Natürlich werden auch ohne Sassnitz-Fähre weiter Urlauber nach Bornholm kommen, nach dem Wegfall der Travemünde-Trelleborg Verbindung und den Grenzschikanen der DDR sind wir viele Jahre mit viel Zeitverlust trotzdem über Schweden gefahren. Vielleicht kommen dann mehr Dänen, Schweden oder Norweger nach Bornholm? Aber die neu erschlossenen Märkte in Polen und im östlichen Deutschland werden sicherlich wieder abbröckeln.
Als Sommer-Tourist habe ich bei den Preisen der Hauptsaison übrigens nicht das Gefühl, dass ich unwahrscheinlich subventioniert werde.

Sehr hohe Preise, auf Monate ausgebuchte Fähren, Autos eng an eng gestapelt... In der Nebensaison ist die Verbindung sicherlich defizitär, da ist das Autodeck schon mal sehr übersichtlich.
Aber: Wenn für die stürmischen Monate eine Ersatzfähre bereitsteht, dann könnte diese Fähre in den "sicheren Sommermonaten" natürlich den Urlauberanstrom via Sassnitz mit erledigen und damit nicht nutzlos im Hafen liegen. Mit dem Kompromiss, dass die Route kostendeckend zwischen Ende Mai bis Mitte September bedient wird, ist der Einbruch bei den lukrativen Buchungen sicherlich deutlich geringer. Der Stichtag 2017 für die Zwangs-Außerdienststellung ist ja schon länger bekannt und so mancher wird das Gefühl haben, dass das Problem mal wieder einfach ausgesessen wird.

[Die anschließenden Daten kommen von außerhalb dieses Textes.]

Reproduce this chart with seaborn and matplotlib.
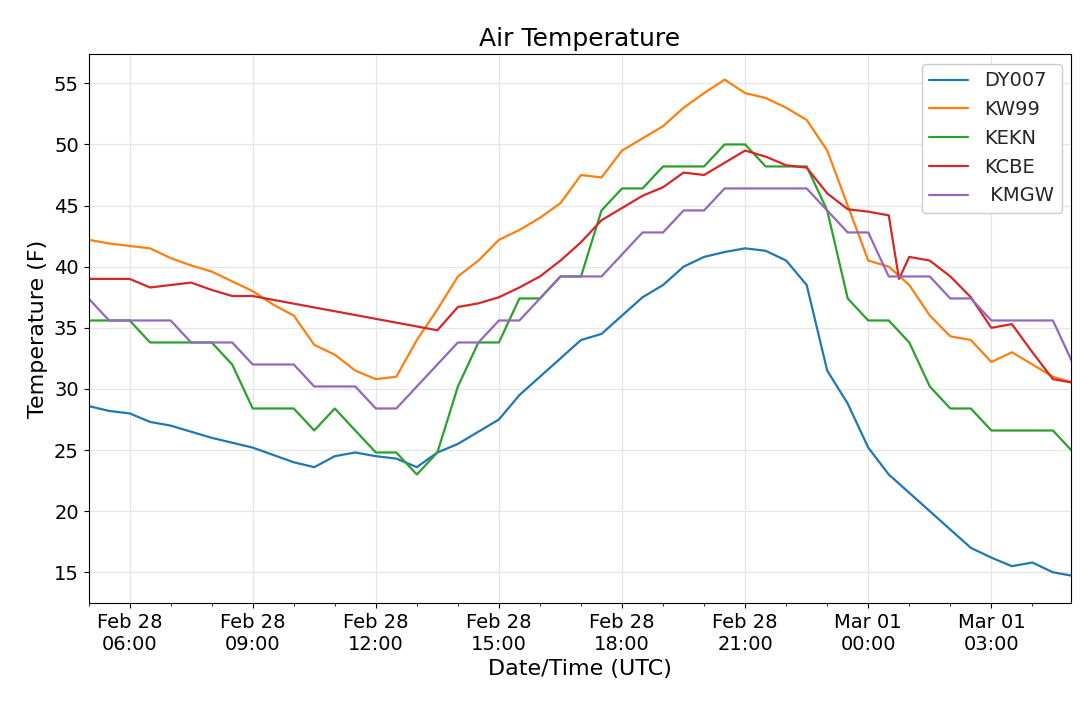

Das ist meine persönliche Wahrnehmung der Dinge. Ich bin lediglich Urlauber und als Hamburger fein raus, da ich auch über Schweden fahren kann, was ich übrigens aus privaten Gründen in den letzten Jahren bei der Hinfahrt auch so gemacht habe. Für den Standort Bornholm wünsche ich mir, dass es der Staat die Bedürfnisse und Sorgen der Bevölkerung ernst nimmt. Auch befürchte ich, dass bei einer weiteren Schwächung des Wirtschaftsstandorts die Folgekosten unter Umständen viel höher werden könnten.